FTC Greenlights $13.5B Ad Merger with Clause Benefiting Elon Musk’s X

FTC okays major ad merger with condition barring bias against platforms like X based on ideological or political content.
In a move that could reshape the digital advertising landscape, the Federal Trade Commission has given conditional approval to a $13.5 billion merger between Omnicom and Interpublic Group — the nation’s third- and fourth-largest media buying firms — with a unique provision aimed at curbing what it sees as ideological bias in ad placements.
The FTC’s proposed consent order, released Monday, bars the merged company from directing or restricting advertising spending based on a platform’s political or ideological leanings. This decision comes as a direct response to concerns voiced by congressional Republicans and tech magnate Elon Musk, whose platform X (formerly Twitter) has faced a mass advertiser exodus due to controversial content.
The order stipulates that Omnicom cannot refuse to work with advertisers based on political perspectives or steer clients’ ads away from certain platforms for the same reason — unless explicitly requested by the advertiser. This means platforms like X, which saw advertisers flee in 2023 after ads appeared alongside pro-Nazi content, would be protected from automatic exclusion.
“This decree goes to great lengths to avoid interfering with the free, regular course of business between marketing firms and their customers,” said FTC Republican Chair Andrew Ferguson. “Omnicom-IPG may choose with whom it does business and follow any lawful instruction from its customers as to where and how to advertise. No one will be forced to have their brand or their ads appear in venues and among content they do not wish.”
The consent order includes language prohibiting Omnicom from maintaining policies that "decline to deal with Advertisers based on political or ideological viewpoints" or "direct Advertisers’ advertising spend based on the Media Publisher’s political or ideological viewpoints."
The merger drew additional scrutiny due to its potential to reduce competition in the media buying industry.

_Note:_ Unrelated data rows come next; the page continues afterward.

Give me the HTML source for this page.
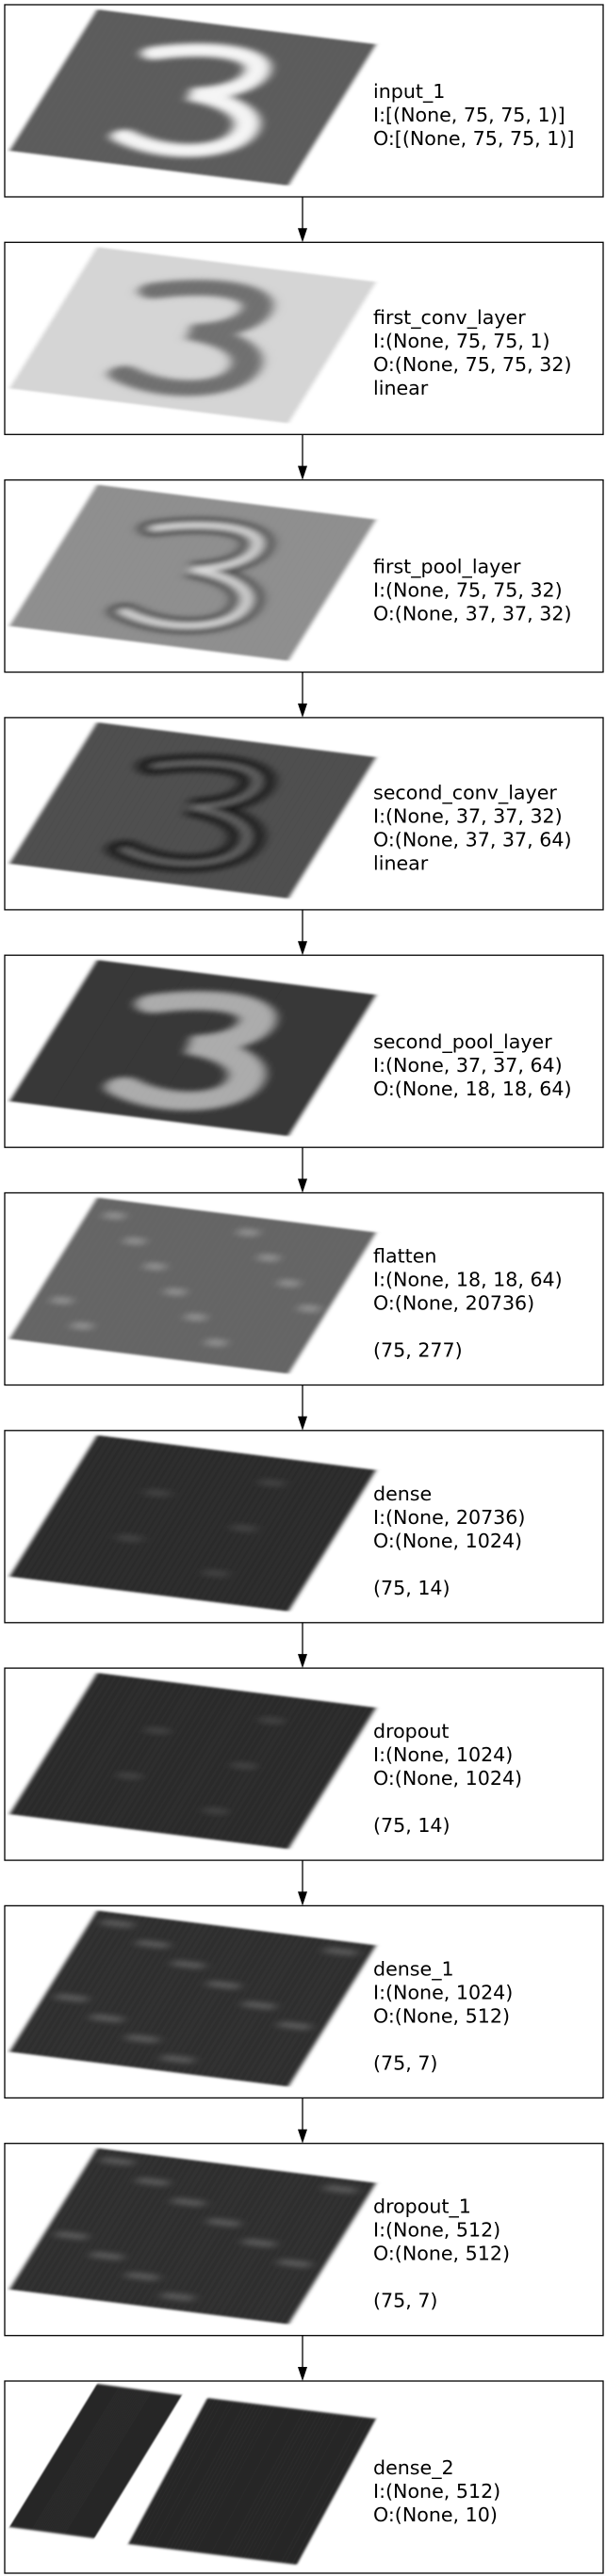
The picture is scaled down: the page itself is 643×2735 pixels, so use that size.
<!DOCTYPE html>
<html><head><meta charset="utf-8"><style>
html,body{margin:0;padding:0;background:#fff;}
svg{display:block;}
text{font-family:"DejaVu Sans","Liberation Sans",sans-serif;font-size:20.6px;fill:#000;}
</style></head><body>
<svg id="chart" width="643" height="2735" viewBox="0 0 643 2735" xmlns="http://www.w3.org/2000/svg">
<defs>
<filter id="blur" x="-20%" y="-20%" width="140%" height="140%"><feGaussianBlur stdDeviation="1.6"/></filter>
<filter id="blur2" x="-20%" y="-20%" width="140%" height="140%"><feGaussianBlur stdDeviation="0.8"/></filter>
<pattern id="grid" width="2.2" height="2.2" patternUnits="userSpaceOnUse"><rect width="2.2" height="2.2" fill="none"/><rect width="0.7" height="2.2" fill="rgba(255,255,255,0.12)"/></pattern>
</defs>
<g id="layers"></g>
</svg>
<script>
const layerNames = ["input_1","first_conv_layer","first_pool_layer","second_conv_layer","second_pool_layer","flatten","dense","dropout","dense_1","dropout_1","dense_2"];
const layerInputs = ["I:[(None, 75, 75, 1)]","I:(None, 75, 75, 1)","I:(None, 75, 75, 32)","I:(None, 37, 37, 32)","I:(None, 37, 37, 64)","I:(None, 18, 18, 64)","I:(None, 20736)","I:(None, 1024)","I:(None, 1024)","I:(None, 512)","I:(None, 512)"];
const layerOutputs = ["O:[(None, 75, 75, 1)]","O:(None, 75, 75, 32)","O:(None, 37, 37, 32)","O:(None, 37, 37, 64)","O:(None, 18, 18, 64)","O:(None, 20736)","O:(None, 1024)","O:(None, 1024)","O:(None, 512)","O:(None, 512)","O:(None, 10)"];
const layerExtra = ["","linear","","linear","","\n(75, 277)","\n(75, 14)","\n(75, 14)","\n(75, 7)","\n(75, 7)",""];
const planeFill = ["#555555","#d3d3d3","#8a8a8a","#474747","#2e2e2e","#5e5e5e","#232323","#222222","#262626","#262626","#1e1e1e"];

const NS="http://www.w3.org/2000/svg";
const root=document.getElementById('layers');
function mk(tag,attrs,parent){const e=document.createElementNS(NS,tag);for(const k in attrs)e.setAttribute(k,attrs[k]);(parent||root).appendChild(e);return e;}
const TOP=5, PERIOD=252.3, BOXH=204, BOXX=5, BOXW=635, TEXTX=396, LINEH=25, TEXTC=117, ARROWX=321;
const threePath="M28,24 C42,16 60,14 65,24 C69,34 62,44 49,48 C64,49 76,57 74,71 C72,85 52,91 35,81";

layerNames.forEach((name,i)=>{
  const y0=TOP+i*PERIOD;
  const g=mk('g',{});
  
  
  const box=mk('rect',{x:BOXX,y:y0,width:BOXW,height:BOXH,fill:'#fff',stroke:'#000','stroke-width':1.3},g);
  
  
  const planes = name==='dense_2'
    ? [[103,3,193,15,10,155],[220,18,399,40,136,173]]
    : [[103,5,399,42,10,155]];
  planes.forEach(p=>{
    const ux=(p[2]-p[0])/100, uy=(p[3]-p[1])/100, vx=(p[4]-p[0])/100, vy=(p[5]-p[1])/100;
    const pg=mk('g',{transform:`matrix(${ux},${uy},${vx},${vy},${p[0]},${y0+p[1]})`},g);
    
    
    const inner=mk('g',{filter:'url(#blur2)'},pg);
    mk('rect',{x:0,y:0,width:100,height:100,fill:planeFill[i]},inner);
    const fg=mk('g',{filter:'url(#blur)'},inner);
    if(name==='input_1'){mk('path',{d:threePath,fill:'none',stroke:'#f4f4f4','stroke-width':9,'stroke-linecap':'round'},fg);}
    else if(name==='first_conv_layer'){mk('path',{d:threePath,fill:'none',stroke:'#6a6a6a','stroke-width':11,'stroke-linecap':'round'},fg);}
    else if(name==='first_pool_layer'){mk('path',{d:threePath,fill:'none',stroke:'#3a3a3a','stroke-width':11,'stroke-linecap':'round'},fg);mk('path',{d:threePath,fill:'none',stroke:'#d8d8d8','stroke-width':4,'stroke-linecap':'round'},fg);}
    else if(name==='second_conv_layer'){mk('path',{d:threePath,fill:'none',stroke:'#111','stroke-width':12,'stroke-linecap':'round'},fg);mk('path',{d:threePath,fill:'none',stroke:'#777','stroke-width':2,'stroke-linecap':'round'},fg);}
    else if(name==='second_pool_layer'){mk('path',{d:threePath,fill:'none',stroke:'#a8a8a8','stroke-width':13,'stroke-linecap':'round'},fg);}
    else if(name==='flatten'){for(let r=0;r<6;r++)for(let c=0;c<8;c++){if((r*3+c*5)%4===0)mk('rect',{x:6+c*12,y:8+r*15,width:7,height:5,fill:'#8a8a8a'},fg);}}
    else if(name==='dense_1'||name==='dropout_1'){for(let r=0;r<9;r++)for(let c=0;c<6;c++){if((r*7+c*3)%5===0)mk('rect',{x:4+c*16,y:5+r*10.5,width:11,height:4,fill:'#555'},fg);}}
    else if(name==='dense'||name==='dropout'){for(let r=0;r<5;r++)for(let c=0;c<5;c++){if((r*2+c*3)%4===1)mk('rect',{x:10+c*18,y:15+r*16,width:8,height:4,fill:'#3a3a3a'},fg);}}
    mk('rect',{x:0,y:0,width:100,height:100,fill:'url(#grid)'},inner);
  });
  const lines=[name,layerInputs[i],layerOutputs[i]];
  if(layerExtra[i]){layerExtra[i].split('\n').forEach(l=>lines.push(l));}
  const startY=y0+TEXTC-(lines.length-1)*LINEH/2+7;
  const t=mk('text',{x:TEXTX,y:startY},g);
  
  
  lines.forEach((l,k)=>{const s=mk('tspan',{x:TEXTX,y:startY+k*LINEH},t);s.textContent=l;});
  if(i<layerNames.length-1){
    const a=mk('g',{},g);
    
    
    const yb=y0+BOXH, yt=TOP+(i+1)*PERIOD;
    mk('line',{x1:ARROWX,y1:yb,x2:ARROWX,y2:yt-14,stroke:'#000','stroke-width':1.3},a);
    mk('polygon',{points:`${ARROWX-5},${yt-15} ${ARROWX+5},${yt-15} ${ARROWX},${yt}`,fill:'#000'},a);
  }
});
</script>
</body></html>
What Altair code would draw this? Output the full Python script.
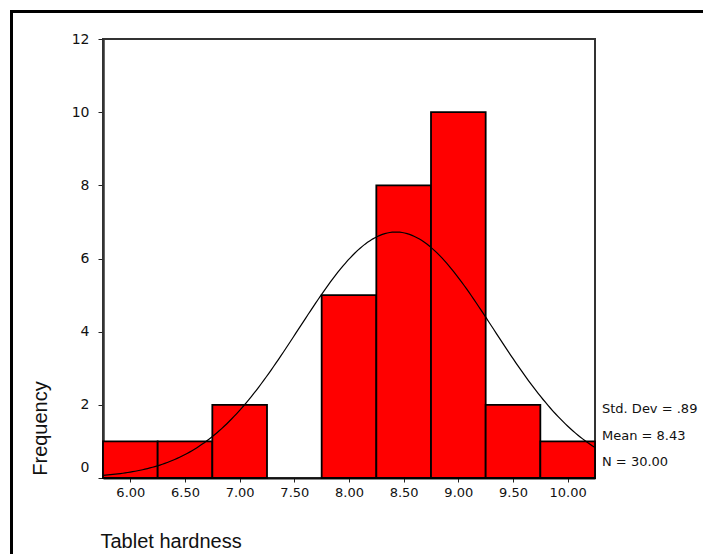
import altair as alt
import numpy as np
import pandas as pd

# Histogram data (bin centers, width 0.5)
bin_centers = [6.00, 6.50, 7.00, 7.50, 8.00, 8.50, 9.00, 9.50, 10.00]
frequencies = [1, 1, 2, 0, 5, 8, 10, 2, 1]
bin_width = 0.5

# Summary statistics shown on the chart
std_dev = 0.89
mean = 8.43
n_obs = 30

x_tick_values = [6.0, 6.5, 7.0, 7.5, 8.0, 8.5, 9.0, 9.5, 10.0]
y_tick_values = [0, 2, 4, 6, 8, 10, 12]
stats_lines = ["Std. Dev = .89", "Mean = 8.43", "N = 30.00"]

bars = pd.DataFrame({
    "center": bin_centers,
    "start": [c - bin_width / 2 for c in bin_centers],
    "end": [c + bin_width / 2 for c in bin_centers],
    "freq": frequencies,
})
bars = bars[bars["freq"] > 0]

# Normal curve fitted from the stated mean / sd / N
xs = np.linspace(5.75, 10.25, 200)
ys = n_obs * bin_width / (std_dev * np.sqrt(2 * np.pi)) * np.exp(-0.5 * ((xs - mean) / std_dev) ** 2)
curve = pd.DataFrame({"x": xs, "y": ys})

W, H = 492, 439
xscale = alt.Scale(domain=[5.75, 10.25], nice=False, zero=False)
yscale = alt.Scale(domain=[0, 12], nice=False)

xaxis = alt.Axis(
    values=x_tick_values, format=".2f", title="Tablet hardness", grid=False,
    labelFont="DejaVu Sans", labelFontSize=13, labelColor="#111", labelPadding=4,
    tickSize=4, tickColor="#222", domainColor="#111", domainWidth=2,
    titleFont="Liberation Sans", titleFontSize=20, titleFontWeight="normal", titleColor="#111",
    titleX=-3, titleY=63, titleAlign="left", titleBaseline="middle", titleAnchor="start",
)
yaxis = alt.Axis(
    values=y_tick_values, title="Frequency", grid=False,
    labelFont="DejaVu Sans", labelFontSize=14, labelColor="#111",
    labelPadding=9,
    labelOffset={"condition": {"test": "datum.value == 0", "value": -11}, "value": 0},
    tickSize=5, tickColor="#222", domainColor="#333", domainWidth=2.5,
    titleFont="Liberation Sans", titleFontSize=20, titleFontWeight="normal", titleColor="#111",
    titleX=-63, titleY=389, titleAngle=-90, titleAlign="center", titleBaseline="middle",
)

bar_layer = alt.Chart(bars).mark_rect(
    color="#FF0000", stroke="#000", strokeWidth=1.8
).encode(
    x=alt.X("start:Q", scale=xscale, axis=xaxis),
    x2="end:Q",
    y=alt.Y("freq:Q", scale=yscale, axis=yaxis),
    y2=alt.datum(0),
)

curve_layer = alt.Chart(curve).mark_line(color="#000", strokeWidth=1.2).encode(
    x=alt.X("x:Q", scale=xscale),
    y=alt.Y("y:Q", scale=yscale),
)

stats_layer = alt.Chart(pd.DataFrame({"t": ["\n".join(stats_lines)]})).mark_text(
    align="left", baseline="middle", font="DejaVu Sans", fontSize=13,
    color="#111", lineBreak="\n", lineHeight=26.5,
).encode(
    x=alt.value(W + 7), y=alt.value(370), text="t:N"
)

frame_df = pd.DataFrame({"k": [0]})
frame_left = alt.Chart(frame_df).mark_rule(color="#000", strokeWidth=3).encode(
    x=alt.value(-91.5), y=alt.value(-29), y2=alt.value(H + 80)
)
frame_top = alt.Chart(frame_df).mark_rule(color="#000", strokeWidth=3).encode(
    x=alt.value(-93), x2=alt.value(W + 110), y=alt.value(-27.5)
)

chart = alt.layer(bar_layer, curve_layer, stats_layer, frame_left, frame_top).properties(
    width=W, height=H,
    autosize=alt.AutoSizeParams(type="none"),
    padding={"left": 103, "top": 39, "right": 108, "bottom": 76},
    background="white",
).configure_view(stroke="#333", strokeWidth=2)

chart.save("out.html", embed_options={"renderer": "svg", "actions": False})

The FTC’s complaint warns that with fewer major players, the risk of coordination and mutual reinforcement among remaining firms could increase — potentially echoing the role of the now-defunct Global Alliance for Responsible Media (GARM), which helped advertisers avoid “non-brand-safe” content before dissolving under legal and financial pressure.
GARM’s work had previously drawn ire from Musk, who labeled advertiser pullback from X an “illegal boycott.” The FTC is currently investigating Media Matters, a media watchdog group Musk blames for encouraging brands to leave his platform. Media Matters filed a countersuit earlier Monday.
Despite constitutional protections for boycotts, the FTC argues this new rule does not interfere with advertisers’ First Amendment rights. The consent decree applies solely to Omnicom’s own internal policies, not those of its clients.
Philippe Krakowsky, CEO of Interpublic, called the move a “notable step forward” for the merger, while Omnicom CEO John Wren expressed confidence that the deal would close in the second half of 2025.
The proposal was approved by Chair Ferguson and Commissioner Melissa Holyoak. Commissioner Mark Meador recused himself. The FTC is currently operating under a Republican majority, after President Donald Trump dismissed the two Democratic commissioners and has yet to appoint replacements.